I wouldn't go that far, but he probably ought to resign if it is ruled that he acted contrary to the law.

There is no real precedent, and so we cannot point at some past PM and say "He resigned when he did that". But it would ill behove the leader of a party which represents itself as standing for law and order to shrug his shoulders and say "I'll break the law if I want to".

That said, I don't think he actually will resign, at least not at once. While he won't say "I'll break the law if I want to" in quite so many words, he'll waffle about perverse rulings, say that the Supreme Court is clearly not fit for purpose and ought to be abolished, and so on. But then the Men In Suits will go to see him, and he'll be gone by the weekend.

But the last two paragraphs apply only in the event that the Supreme Court rules against him, and I do not expect it to.

 
Alexander Howard
1330378.  Mon Sep 23, 2019 6:15 pm Reply with quote

Have you any idea how many judicial reviews there are every day? If every minister, council leader, chief executive or whatever resigned when a ruling when against his or her authority, there would be a steady wind from the constant revolving doors.

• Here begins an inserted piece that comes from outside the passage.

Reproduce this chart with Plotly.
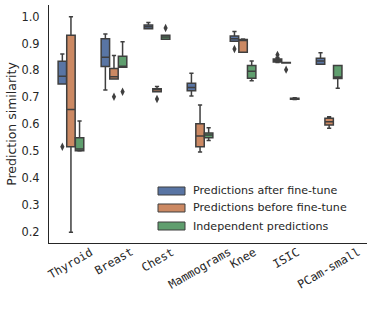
import plotly.graph_objects as go

categories = ["Thyroid", "Breast", "Chest", "Mammograms", "Knee", "ISIC", "PCam-small"]
series_names = ["Predictions after fine-tune", "Predictions before fine-tune", "Independent predictions"]
colors = ["#5975A4", "#CC8963", "#5F9E6E"]

# after fine-tune
after_lo = [0.750, 0.727, 0.955, 0.705, 0.909, 0.830, 0.823]
after_q1 = [0.750, 0.815, 0.955, 0.724, 0.909, 0.831, 0.823]
after_med = [0.778, 0.849, 0.963, 0.737, 0.918, 0.837, 0.835]
after_q3 = [0.834, 0.918, 0.969, 0.752, 0.928, 0.843, 0.845]
after_hi = [0.861, 0.936, 0.978, 0.790, 0.945, 0.848, 0.866]
after_out = [[0.516], [], [], [], [0.880], [0.858], []]

# before fine-tune
before_lo = [0.198, 0.768, 0.721, 0.497, 0.868, 0.828, 0.585]
before_q1 = [0.516, 0.768, 0.721, 0.516, 0.868, 0.828, 0.597]
before_med = [0.655, 0.777, 0.728, 0.556, 0.912, 0.829, 0.609]
before_q3 = [0.931, 0.807, 0.732, 0.602, 0.915, 0.830, 0.622]
before_hi = [1.000, 0.856, 0.740, 0.671, 0.917, 0.830, 0.628]
before_out = [[], [0.702], [0.694], [], [], [0.803], []]

# independent
indep_lo = [0.500, 0.812, 0.916, 0.539, 0.762, 0.692, 0.734]
indep_q1 = [0.501, 0.812, 0.916, 0.550, 0.771, 0.693, 0.770]
indep_med = [0.508, 0.814, 0.924, 0.560, 0.797, 0.695, 0.776]
indep_q3 = [0.550, 0.853, 0.931, 0.567, 0.818, 0.697, 0.818]
indep_hi = [0.612, 0.907, 0.931, 0.587, 0.835, 0.698, 0.818]
indep_out = [[], [0.721], [0.958], [], [], [], []]

y_ticks = [0.2, 0.3, 0.4, 0.5, 0.6, 0.7, 0.8, 0.9, 1.0]

stats = [
    (after_lo, after_q1, after_med, after_q3, after_hi, after_out),
    (before_lo, before_q1, before_med, before_q3, before_hi, before_out),
    (indep_lo, indep_q1, indep_med, indep_q3, indep_hi, indep_out),
]

EDGE = "#3f3f3f"
TEXT = "#262626"
hue_w = 0.2
fig = go.Figure()
for j, (lo, q1, med, q3, hi, outs) in enumerate(stats):
    off = (j - 1) * hue_w
    xs = [i + off for i in range(len(categories))]
    fig.add_trace(go.Box(
        x=xs, lowerfence=lo, q1=q1, median=med, q3=q3, upperfence=hi,
        width=hue_w * 0.98, name=series_names[j], showlegend=False,
        fillcolor=colors[j], line=dict(color=EDGE, width=1.5),
        whiskerwidth=0.5, boxpoints=False, hoverinfo="skip",
    ))
    ox, oy = [], []
    for i, lst in enumerate(outs):
        for v in lst:
            ox.append(i + off)
            oy.append(v)
    fig.add_trace(go.Scatter(
        x=ox, y=oy, mode="markers", showlegend=False,
        marker=dict(symbol="diamond-tall", size=6, color=EDGE, line=dict(width=0)),
    ))

# category labels (rotated about their centre, like matplotlib)
for i, c in enumerate(categories):
    fig.add_annotation(
        x=i, y=0, xref="x", yref="paper", text=c, showarrow=False,
        textangle=-30, xanchor="center", yanchor="top", yshift=1,
        font=dict(family="DejaVu Sans Mono", size=11.6, color=TEXT),
    )

# legend (patch + label)
leg_x0, leg_x1, leg_tx = 0.3428, 0.4277, 0.4480
leg_y = [0.2185, 0.1471, 0.0714]
leg_h = 0.0168
for j, name in enumerate(series_names):
    fig.add_shape(
        type="rect", xref="paper", yref="paper",
        x0=leg_x0, x1=leg_x1, y0=leg_y[j] - leg_h, y1=leg_y[j] + leg_h,
        fillcolor=colors[j], line=dict(color=EDGE, width=1),
    )
    fig.add_annotation(
        x=leg_tx, y=leg_y[j], xref="paper", yref="paper", text=name,
        showarrow=False, xanchor="left", yanchor="middle",
        font=dict(size=11.1, color=TEXT),
    )

fig.update_layout(
    width=374, height=311,
    margin=dict(l=49, r=7, t=5, b=68),
    paper_bgcolor="white", plot_bgcolor="white",
    font=dict(family="DejaVu Sans", size=11.6, color=TEXT),
    showlegend=False,
    xaxis=dict(
        range=[-0.51, 6.88], showgrid=False, zeroline=False,
        showticklabels=False, ticks="", showline=True,
        linecolor=TEXT, linewidth=1.3, automargin=False,
    ),
    yaxis=dict(
        range=[0.158, 1.0435], tickvals=y_ticks, tickformat=".1f",
        showgrid=False, zeroline=False, ticks="", showline=True,
        linecolor=TEXT, linewidth=1.3, ticklabelstandoff=6, automargin=False,
        title=dict(text="Prediction similarity", font=dict(size=12.5), standoff=2),
        tickfont=dict(size=11.4),
    ),
)

fig.write_html("out.html", post_script="document.body.style.margin='0px';",
               config={"displayModeBar": False})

The prorogation is a serious issue, but there is a major difference between a decision wrong on an arguable technicality and, say, acting with no pretence of authority. If Boris had marched into the Commons at the head of a column of soldiers with pikes and muskets, accused the members of prostitution and hurled them out bodily, as Cromwell did, that would be a resigning matter. Issuing a perfectly normal, usually annual, procedural instrument is not quite the same.

 
suze
1330380.  Mon Sep 23, 2019 7:15 pm Reply with quote

The Prime Minister is not just "every minister, council leader, chief executive or whatever", though.

He is supposed to set an example, and I dare say you have heard as I have heard that not all Conservative members think that a person with his complicated private life is suitable to be Prime Minister. If, quite apart from that, he should be found to have acted outside the law I think his position would become untenable.